La genèse, c’est cette idée de « que faire avec la poésie dans la littérature contemporaine ? ». J’ai très vite publié des auteurs de poésie, mais moi-même je la repoussais. J’écrivais de la prose, des formes courtes, mais qui rejetaient la musicalité et les rebonds propres à la poésie. Par ce livre, l’enjeu pour moi était de savoir comment aborder le poème, comment faire simple et surtout comment se donner le droit. Et finalement, j’ai décidé de l’aborder à la manière du croquis, qui peut être soit bon ou mauvais, mais dont le but est la captation du réel.
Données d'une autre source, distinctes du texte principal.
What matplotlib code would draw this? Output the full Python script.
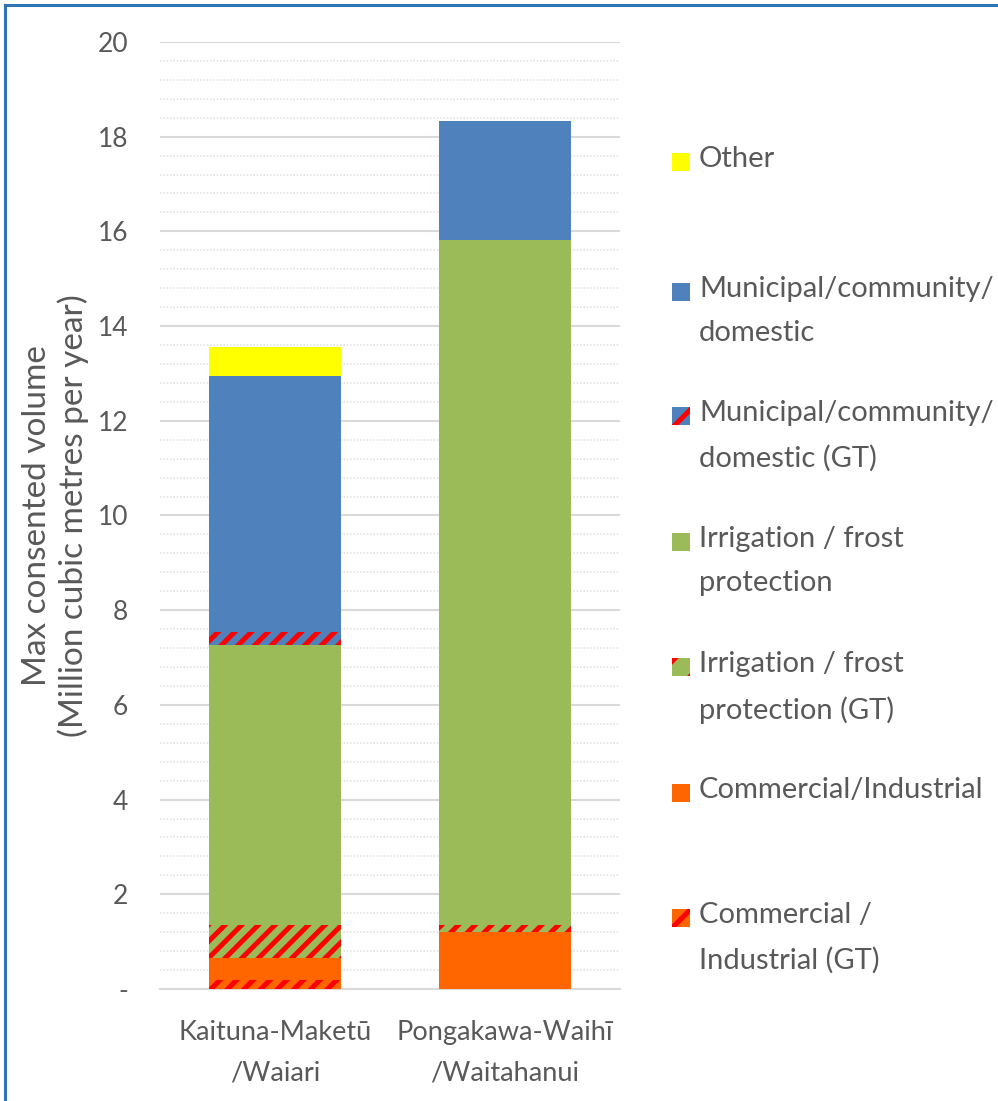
import numpy as np
import matplotlib
matplotlib.use('Agg')
import matplotlib.pyplot as plt
from matplotlib.patches import Rectangle
from matplotlib.lines import Line2D

plt.rcParams['font.family'] = ['Lato', 'DejaVu Sans']
plt.rcParams['hatch.linewidth'] = 3.6

catchments = ['Kaituna-Maketū\n/Waiari', 'Pongakawa-Waihī\n/Waitahanui']

# stacked from the bottom up (million m3 / year)
commercial_gt = [0.20, 0.0]
commercial = [0.45, 1.20]
irrigation_gt = [0.70, 0.15]
irrigation = [5.91, 14.47]
municipal_gt = [0.28, 0.0]
municipal = [5.41, 2.51]
other = [0.61, 0.0]

series = [
    ('Commercial /\nIndustrial (GT)', commercial_gt, '#FF6600', True),
    ('Commercial/Industrial', commercial, '#FF6600', False),
    ('Irrigation / frost\nprotection (GT)', irrigation_gt, '#9BBB59', True),
    ('Irrigation / frost\nprotection', irrigation, '#9BBB59', False),
    ('Municipal/community/\ndomestic (GT)', municipal_gt, '#4F81BD', True),
    ('Municipal/community/\ndomestic', municipal, '#4F81BD', False),
    ('Other', other, '#FFFF00', False),
]

txt = '#595959'
fig = plt.figure(figsize=(9.98, 11.01), dpi=100)
ax = fig.add_axes([0.1603, 0.1017, 0.4609, 0.8602])

x = np.arange(len(catchments))
bottom = np.zeros(len(catchments))
for label, vals, col, gt in series:
    vals = np.array(vals)
    if gt:
        ax.bar(x, vals, 0.577, bottom=bottom, color=col, edgecolor='#FF0000',
               linewidth=0, hatch='//', zorder=3)
    else:
        ax.bar(x, vals, 0.577, bottom=bottom, color=col, linewidth=0, zorder=3)
    bottom += vals

ax.set_xlim(-0.5, 1.5)
ax.set_ylim(0, 20)
ax.set_yticks(np.arange(0, 21, 2))
ax.set_yticklabels(['-'] + [str(v) for v in range(2, 21, 2)])
ax.set_yticks(np.arange(0, 20.01, 0.4), minor=True)
ax.grid(axis='y', which='major', color='#D9D9D9', linewidth=1.5, zorder=0)
ax.grid(axis='y', which='minor', color='#E3E3E3', linewidth=1.2,
        linestyle=(0, (1, 1)), zorder=0)
ax.set_xticks(x)
ax.set_xticklabels(catchments, multialignment='center', linespacing=1.8)
ax.tick_params(axis='both', which='both', length=0, colors=txt)
ax.tick_params(axis='y', labelsize=19, pad=23)
ax.tick_params(axis='x', labelsize=19.5, pad=22)
for s in ['top', 'right', 'left']:
    ax.spines[s].set_visible(False)
ax.spines['bottom'].set_color('#D9D9D9')
ax.spines['bottom'].set_linewidth(1.5)

ax.set_ylabel('Max consented volume\n(Million cubic metres per year)',
              fontsize=24, color=txt, labelpad=6, linespacing=1.2)

# legend, top entry first
W, H = 998.0, 1101.0
slot_tops = [146, 276, 400, 526, 651, 777, 902]
for (label, vals, col, gt), ytop in zip(series[::-1], slot_tops):
    rect = Rectangle((672 / W, 1 - (ytop + 25) / H), 18 / W, 18 / H,
                     transform=fig.transFigure, facecolor=col,
                     edgecolor='#FF0000' if gt else col, linewidth=0,
                     hatch='/' if gt else None)
    fig.add_artist(rect)
    fig.text(699 / W, 1 - ytop / H, label, color=txt, fontsize=21,
             va='top', ha='left', linespacing=1.85)

# outer frame
fig.add_artist(Line2D([5 / W, 5 / W], [0, 1 - 5 / H], transform=fig.transFigure,
                      color='#2E75B6', linewidth=2.2))
fig.add_artist(Line2D([5 / W, 1], [1 - 5 / H, 1 - 5 / H], transform=fig.transFigure,
                      color='#2E75B6', linewidth=2.2))

fig.savefig('out.png', dpi=100)
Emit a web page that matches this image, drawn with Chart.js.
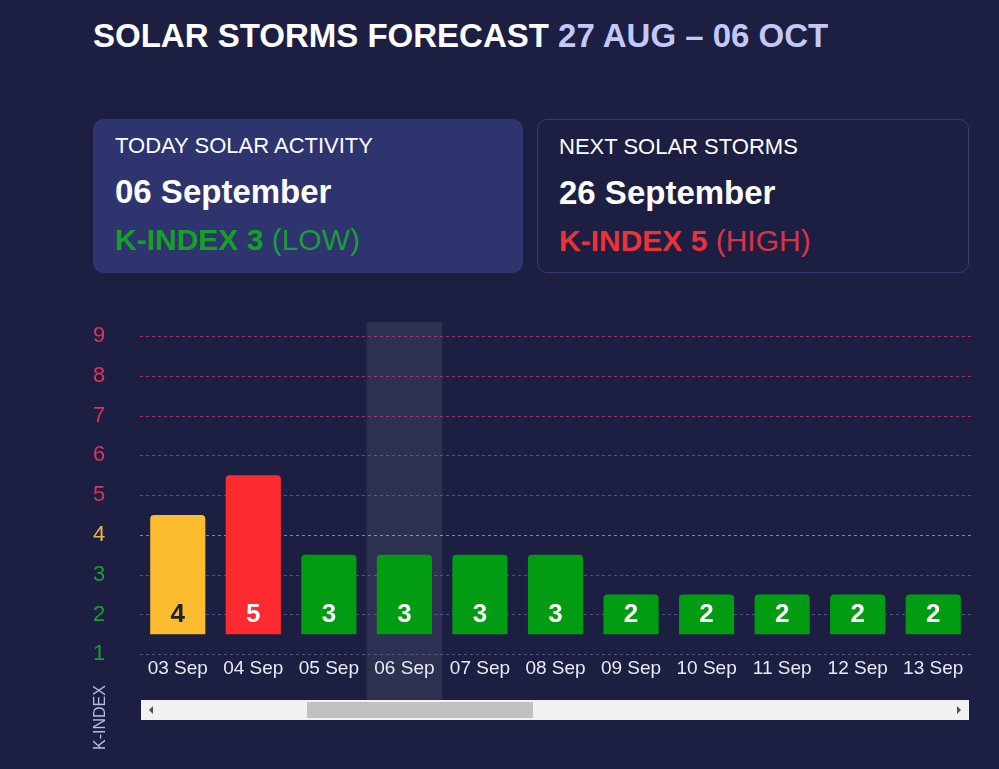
<!DOCTYPE html>
<html>
<head>
<meta charset="utf-8">
<script src="https://cdn.jsdelivr.net/npm/chart.js@4"></script>
<style>
  html, body { margin: 0; padding: 0; }
  body {
    width: 999px; height: 769px; overflow: hidden; position: relative;
    background: #1c1f42; font-family: "Liberation Sans", Arial, sans-serif; color: #fff;
  }
  .title { position: absolute; left: 93px; top: 17px; font-size: 33px; font-weight: bold; white-space: nowrap; }
  .title span { color: #c3c8fb; }
  .card { position: absolute; top: 119px; width: 430px; height: 154px; border-radius: 10px; box-sizing: border-box; }
  .card.today { left: 93px; background: #2e346e; }
  .card.next { left: 537px; width: 432px; border: 1px solid #363b70; }
  .card .head { position: absolute; left: 22px; top: 14px; font-size: 22px; }
  .card .date { position: absolute; left: 22px; top: 54px; font-size: 33px; font-weight: bold; }
  .card .kp { position: absolute; left: 22px; top: 104px; font-size: 30px; white-space: nowrap; }
  .card.next .head, .card.next .date, .card.next .kp { left: 21px; }
  .card .kp b { font-weight: bold; }
  .low { color: #1e9a3c; } .low b { color: #15a028; }
  .high { color: #d83446; } .high b { color: #ec3138; }
  .wrap { position: absolute; left: 93px; top: 309px; width: 878px; height: 391px; }
  .ylabel { position: absolute; left: 91px; top: 750px; transform-origin: 0 0; transform: rotate(-90deg);
    font-size: 16px; color: #b7bbe6; white-space: nowrap; }
  .scroll { position: absolute; left: 141px; top: 700px; width: 828px; height: 20px; background: #f1f1f1; }
  .thumb { position: absolute; left: 166px; top: 2px; width: 226px; height: 16px; background: #c1c1c1; }
  .arr { position: absolute; top: 6px; width: 0; height: 0; border-top: 4px solid transparent; border-bottom: 4px solid transparent; }
  .arr.l { left: 8px; border-right: 4px solid #505050; }
  .arr.r { right: 8px; border-left: 4px solid #505050; }
</style>
</head>
<body>
<div class="title">SOLAR STORMS FORECAST <span>27 AUG – 06 OCT</span></div>

<div class="card today">
  <div class="head">TODAY SOLAR ACTIVITY</div>
  <div class="date">06 September</div>
  <div class="kp low"><b>K-INDEX 3</b> (LOW)</div>
</div>
<div class="card next">
  <div class="head">NEXT SOLAR STORMS</div>
  <div class="date">26 September</div>
  <div class="kp high"><b>K-INDEX 5</b> (HIGH)</div>
</div>

<div class="wrap"><canvas id="kp"></canvas></div>
<div class="ylabel">K-INDEX</div>
<div class="scroll"><div class="arr l"></div><div class="thumb"></div><div class="arr r"></div></div>

<script>
const days = ['03 Sep', '04 Sep', '05 Sep', '06 Sep', '07 Sep', '08 Sep', '09 Sep', '10 Sep', '11 Sep', '12 Sep', '13 Sep'];
const kIndex = [4, 5, 3, 3, 3, 3, 2, 2, 2, 2, 2];
const todayIndex = 3;
const yTicks = [1, 2, 3, 4, 5, 6, 7, 8, 9];

// bars are drawn from 1.5 up to half a step above the k value
const barBase = 1.5;

const kColor = k => k >= 5 ? '#fd2b2f' : (k === 4 ? '#fbbd2f' : '#029c12');
const tickColor = k => k >= 5 ? '#d8365a' : (k === 4 ? '#efb448' : '#1f9a35');
const gridColor = k => k >= 5 ? 'rgba(215,65,125,0.65)' : (k === 4 ? 'rgba(205,205,220,0.6)' : 'rgba(135,140,205,0.45)');

const todayBand = {
    id: 'todayBand',
    beforeDraw(chart) {
        const x = chart.scales.x;
        const half = (x.getPixelForValue(1) - x.getPixelForValue(0)) / 2;
        const cx = x.getPixelForValue(todayIndex);
        const top = chart.chartArea.top;
        const c = chart.ctx;
        c.save();
        c.fillStyle = 'rgba(255,255,255,0.08)';
        c.fillRect(cx - half, top, half * 2, chart.height - top);
        c.restore();
    }
};

// dashed lines per k level, coloured by level
const levelLines = {
    id: 'levelLines',
    beforeDatasetsDraw(chart) {
        const y = chart.scales.y;
        const area = chart.chartArea;
        const c = chart.ctx;
        c.save();
        c.lineWidth = 1;
        c.setLineDash([3, 3]);
        yTicks.forEach(v => {
            const py = Math.round(y.getPixelForValue(v)) + 0.5;
            c.strokeStyle = gridColor(v);
            c.beginPath();
            c.moveTo(area.left, py);
            c.lineTo(area.right, py);
            c.stroke();
        });
        c.restore();
    }
};

const barValues = {
    id: 'barValues',
    afterDatasetsDraw(chart) {
        const c = chart.ctx;
        c.save();
        c.font = 'bold 26px "Liberation Sans", Arial, sans-serif';
        c.textAlign = 'center';
        c.textBaseline = 'middle';
        chart.getDatasetMeta(0).data.forEach((bar, i) => {
            c.fillStyle = kIndex[i] === 4 ? '#222222' : '#ffffff';
            c.fillText(kIndex[i], bar.x, bar.base - 19);
        });
        c.restore();
    }
};

new Chart(document.getElementById('kp'), {
    type: 'bar',
    data: {
        labels: days,
        datasets: [{
            data: kIndex.map(k => [barBase, k + 0.5]),
            backgroundColor: kIndex.map(kColor),
            borderRadius: 4,
            borderSkipped: 'start',
            categoryPercentage: 1,
            barPercentage: 0.73
        }]
    },
    options: {
        responsive: true,
        maintainAspectRatio: false,
        animation: false,
        layout: { padding: { top: 0, bottom: 17, left: 0, right: 0 } },
        plugins: { legend: { display: false }, tooltip: { enabled: false } },
        scales: {
            x: {
                grid: { display: false, drawTicks: false },
                border: { display: false },
                ticks: {
                    padding: 3,
                    color: '#e9eaf3',
                    font: { size: 19, family: '"Liberation Sans", Arial, sans-serif' }
                }
            },
            y: {
                min: 1,
                max: 9.35,
                afterFit: s => { s.width = 47; },
                afterBuildTicks: s => { s.ticks = yTicks.map(v => ({ value: v })); },
                grid: { display: false, drawTicks: false },
                border: { display: false },
                ticks: {
                    padding: 0,
                    crossAlign: 'far',
                    color: ctx => tickColor(yTicks[ctx.index]),
                    font: { size: 22, family: '"Liberation Sans", Arial, sans-serif' }
                }
            }
        }
    },
    plugins: [todayBand, levelLines, barValues]
});
</script>
</body>
</html>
En ce qui concerne l’inspiration, j’ai l’impression qu’il y a quelque chose de l’ordre de la ritournelle, des choses qui ont déjà été faites. Les inspirations vont plus être du registre du « bête », il s’agit d’une « poésie idiote » dans l’idée qu’on peut faire une forme très simple avec une absence de technique qui fait qu’on va se rapprocher d’un art naïf, voire idiot, à l’instar de la chanson populaire. Mes inspirations sont des poésies qu’on essaye de déconstruire comme le dadaïsme ou, presque à l’autre opposé, la musique populaire. Nous pouvons citer les textes de Mathieu Bogaert, auteur compositeur, qui sont bons quand on les entend, ils ont l’air bêtes dans le sens simple, mais ils sont finalement énormément travaillés.

Pourquoi avoir choisi ce format et cette conception graphique originale, au format A6 (petit poche), à la couverture jaune éclatant qui contient dans le rabat intérieur deux dessins crayonnés ?

C’est une des raisons pour lesquelles j’ai publié chez Tétras Lyre, puisqu’ils ont une ligne graphique renouvelée depuis deux ou trois ans. Je savais qu’il serait possible avec eux d’inventer un objet livre. La forme du livre est une question d’esthétique et par extension une question politique, et je voulais un livre très affirmatif, avec une langue pauvre et simple, mais pas « un petit livre gentil ». Sur un rayonnage de librairie, je voulais qu’il soit combatif.

Presque poèmes_cover

J’ai tout mis en page et j’ai dû me battre pour la couverture jaune. Elle est très pop et osée. Le format donne l’impression d’un flyer coupé, le livre ne prend pas toute la place sur la table, et ainsi elle confirme qu’à l’intérieur on trouvera de petites choses. Par contre le titre est écrit en grand et sur fond jaune très affirmatif qui fait que mon nom en blanc n’est plus trop lisible, relégué à l’arrière-plan, à l’inverse du titre qui est en bleu et saute aux yeux. La typographie est celle d’un livre pour enfant ou d’une affiche politique.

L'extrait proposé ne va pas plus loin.